Christian Vogler. American Sign Language Recognition: Reducing the Complexity of the Task with Phoneme-Based Modeling and Parallel Hidden Markov Models. Ph.D. thesis, Department of Computer and Information Science, University of Pennsylvania, December 2002.

PDF file (8.7 MB)

In this thesis I present a framework for recognizing American Sign Language (ASL) from 3D data. The goal is to develop approaches that will scale well with increasing vocabulary sizes.

Scalability is a major concern, because the computational treatment of ASL is a very complex undertaking. There are two sources of this complexity that are particularly relevant to this thesis: First, ASL is a highly inflected language, where signs take on many different appearances, depending on the subject, object and number of the phrases. There are too many of these appearances to model them all separately.

Second, in ASL events occur both sequentially and simultaneously. In speech recognition simultaneous events exist, too, but on an abstract level these all can be represented sequentially. In contrast, in ASL recognition this abstraction is not possible, because of the sheer number of combinations of simultaneous events, which makes it infeasible to model them all explicitly. As a result, the computational treatment of ASL is much more complex than the computational treatment of spoken languages. Yet, a complete, scalable recognition system must somehow be able to handle these simultaneous events in a systematic manner.
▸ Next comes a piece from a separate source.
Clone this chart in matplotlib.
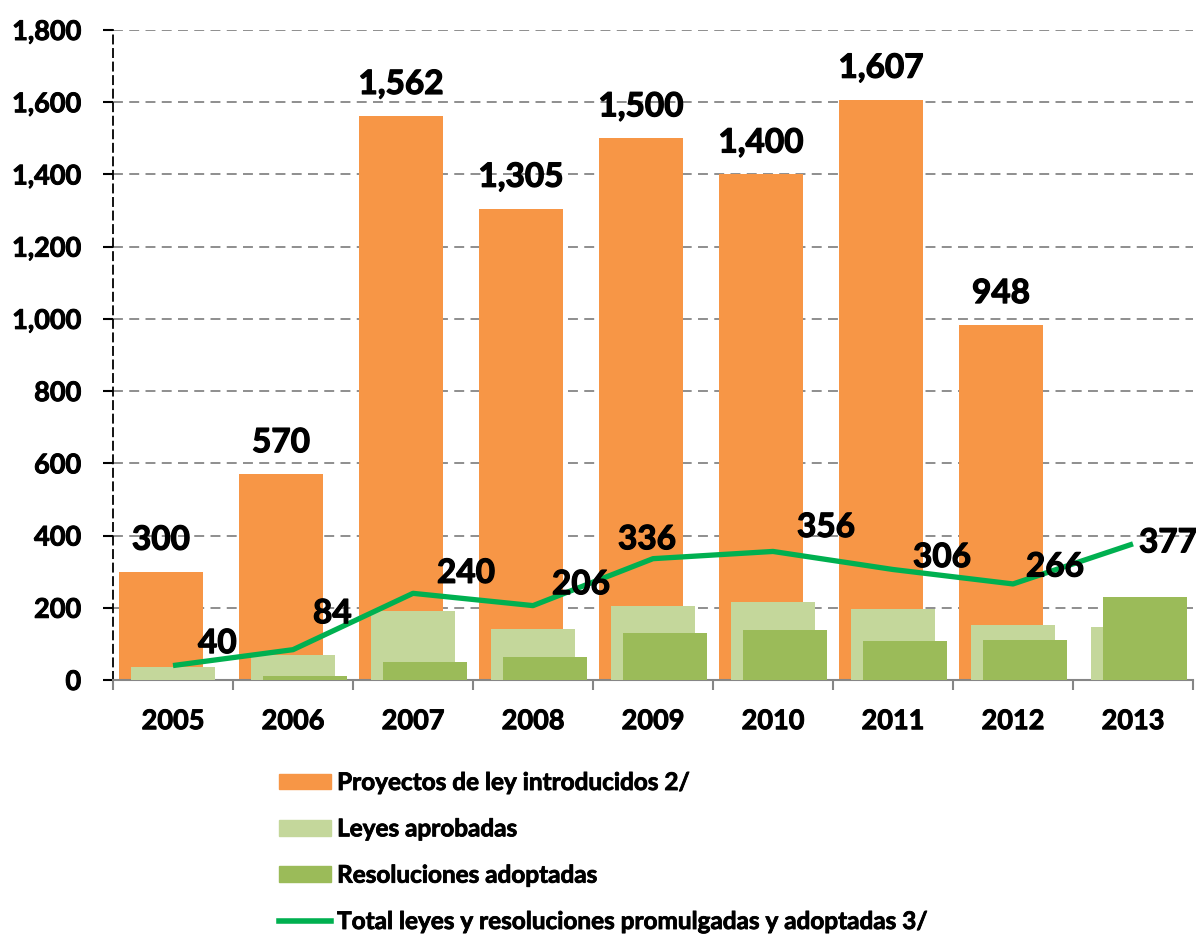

The framework uses a two-pronged approach to reduce the complexity of the recognition task, which encompasses work on both the modeling and the computational sides. On the modeling side it tackles the many different appearances by breaking the signs down into their constituent phonemes, which are limited in number. It uses the Movement-Hold phonological model for ASL as a guideline, and extends the parts of it that are not directly applicable to recognition systems. Furthermore, it recasts the model to describe simultaneous events in independent channels, so that it is no longer necessary to consider all their possible combinations, thus greatly reducing the modeling complexity.

On the recognition side, it uses parallel hidden Markov models (PaHMMs) as an extension to conventional hidden Markov models. I develop a PaHMM recognition algorithm specifically geared toward the properties of sign languages. PaHMMs are the computational counterpart to modeling simultaneous events in independent channels, which allow putting these events together on the fly at recognition time, instead of having to consider them a-priori.

I validate the modeling approach and the PaHMM recognition algorithm in a pilot study with with experiments on 53-sign and 22-sign data sets. In the PaHMM experiments, the independent channels consist of the hand movements of both hands, and the handshape of the strong hand. The results demonstrate the viability of both the phoneme modeling and the modeling of simultaneous events in independent channels.